Open chu11 opened 1 year ago

chu11 commented 1 year ago

in PR #5576, a fix is proposed to handle a unique scenario where LC_ALL exists in the primary flux instance for testing (set via sharness.sh) but it disappears when flux proxy issues a command to a subinstance. This is presumed to be due to some environment issue with login shells in the user environment.

Generally speaking, tests can be fragile if login shell setup can muck with the expected environment needed for a test.

Currently, this potential probably appears limited so workarounds are ok for the time being. But longer out a solution could be needed if it keeps on becoming a problem.

A naive approach to fix this would be to have some script, say fluxtest.sh that would be a wrapper for the real test when a login shell has the chance to be launched. i.e.

flux proxy $id fluxtest.sh <the command you actually want to run>

and fluxtest.sh could setup the environment as needed.
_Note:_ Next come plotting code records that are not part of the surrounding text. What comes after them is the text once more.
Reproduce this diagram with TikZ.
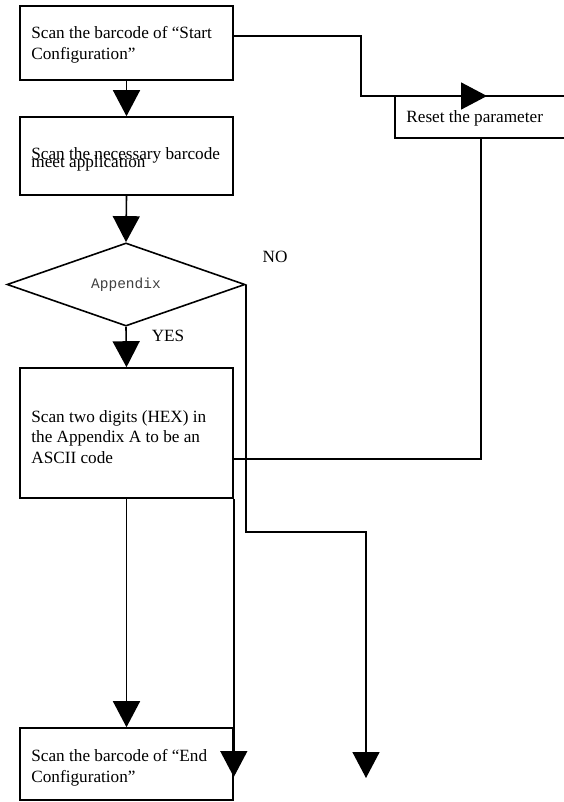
\documentclass[tikz,border=0pt]{standalone}
\usepackage{fontspec}
\setmainfont{Liberation Serif}
\newfontfamily\appfont{Liberation Mono}
\usetikzlibrary{arrows.meta,shapes.geometric}
\begin{document}
\begin{tikzpicture}[x=1pt,y=-1pt,
  every node/.style={font=\fontsize{17.2}{20.5}\selectfont},
  box/.style={draw=black,line width=1.6pt,rectangle,minimum width=213pt,inner sep=0pt},
  txt/.style={anchor=west,inner sep=0pt,align=left},
  conn/.style={line width=1.6pt,draw=black},
  arr/.style={conn,-{Triangle[length=26pt,width=27pt]}},
  lbl/.style={inner sep=0pt}]
\useasboundingbox (0,0) rectangle (564,802);
\clip (0,0) rectangle (564,802);
\fill[white] (0,0) rectangle (564,802);

% boxes
\node[box,minimum height=74pt] (b1) at (126.5,43) {};
\node[box,minimum height=78pt] (b2) at (126.5,156) {};
\node[draw=black,line width=1.6pt,shape=diamond,inner sep=0pt,minimum width=238pt,minimum height=61pt,
      font=\appfont\fontsize{14.5}{16}\selectfont,text=black!75] (dia) at (126,284.5) {Appendix};
\node[box,minimum height=130pt] (b3) at (126.5,433) {};
\node[box,minimum height=72pt] (b4) at (126.5,764) {};
\node[box,minimum width=185pt,minimum height=42pt] (rs) at (487.5,117) {};

% texts
\node[txt] (t1) at ([xshift=12pt,yshift=-2pt]b1.west) {Scan the barcode of “Start\\Configuration”};
\node[txt] (t2) at ([xshift=12pt,yshift=-3pt]b2.west) {Scan the necessary barcode\\[-12.5pt]meet application};
\node[txt] (t3) at ([xshift=12pt,yshift=-4pt]b3.west) {Scan two digits (HEX) in\\the Appendix A to be an\\ASCII code};
\node[txt] (t4) at ([xshift=12pt,yshift=-4pt]b4.west) {Scan the barcode of “End\\Configuration”};
\node[txt] (t5) at ([xshift=12pt,yshift=-1pt]rs.west) {Reset the parameter};
\node[lbl,anchor=base] (no) at (275,262) {NO};
\node[lbl,anchor=base] (yes) at (168,341) {YES};

% main flow
\draw[arr] (b1.south) -- (b2.north);
\draw[arr] (b2.south) -- (dia.north);
\draw[arr] (dia.south) -- (b3.north);
\draw[arr] (b3.south) -- (b4.north);

% to reset
\coordinate (k1) at (361,96);
\coordinate (k2) at (487,96);
\draw[arr] ([yshift=7pt]b1.east) -| (k1) -- (k2);

% from reset back
\coordinate (r1) at (481,459);
\draw[conn] ([xshift=-6.5pt]rs.south) -- (r1) -- (b3.east |- r1);

% box3 right edge down
\coordinate (a1) at (0,777);
\draw[arr] (b3.south east) -- (b4.east |- a1);

% NO branch
\coordinate (n2) at (366,532);
\coordinate (n3) at (366,778);
\draw[arr] (dia.east) |- (n2) -- (n3);
\end{tikzpicture}
\end{document}
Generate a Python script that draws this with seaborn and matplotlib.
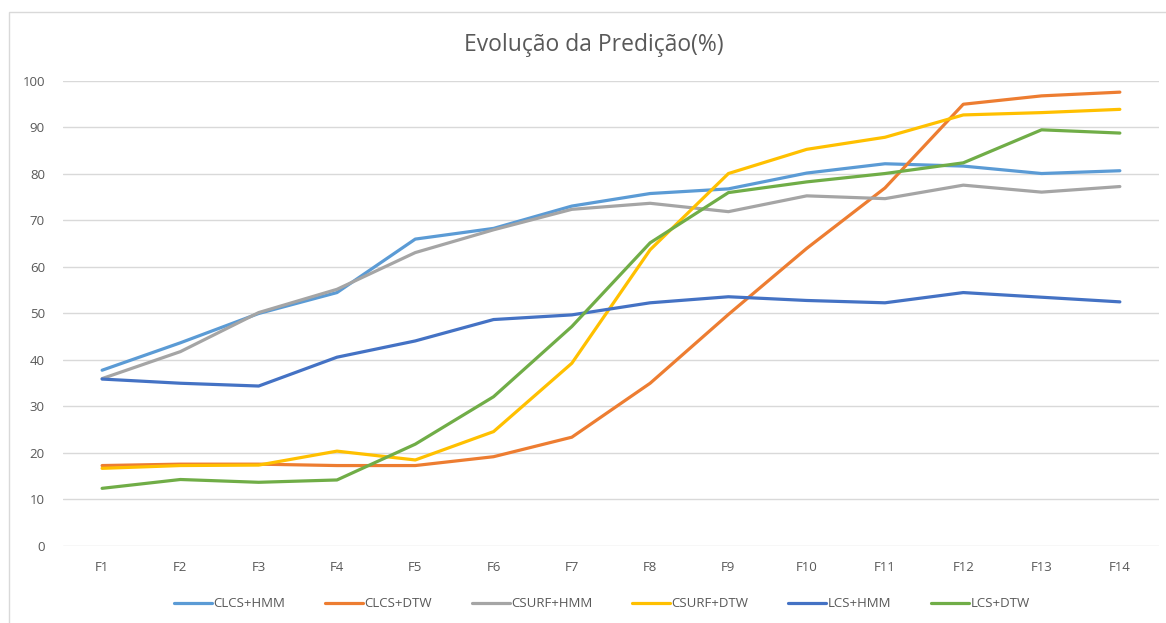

chu11 commented 12 months ago

I had a mini-epiphany about #5576.

I've set LC_ALL=C in my current environment

>env | grep LC_ALL
LC_ALL=C

the following loosely emulates what's going on in a test if user's default shell is bash (test is run under bash, and flux proxy runs "bash -c")

>bash -c "bash -c env" | grep LC_ALL
LC_ALL=C

LC_ALL=C still. But what if the user's shell was tcsh.

>bash -c "tcsh -c env" | grep LC_ALL
LC_ALL=

a ha ... since my shell is tcsh, something specific in the environment is clearing LC_ALL when tcsh runs.

I tried other shells and tried hacking my SHELL environment variable but couldn't reproduce under other shells. This may not mean anything since b/c my default shell is tcsh, so that could affect things.

using tcsh's "shlvl" variable, it does not appear we're entering a login shell

>bash -c 'tcsh -c "echo \$shlvl"'
3

(i.e. if we're entering a login shell, shlvl should be 1 I think)

I still don't have an answer to why this is happening though ... I can't find anything within my .cshrc files and the system /etc/profile stuffs that might cause this.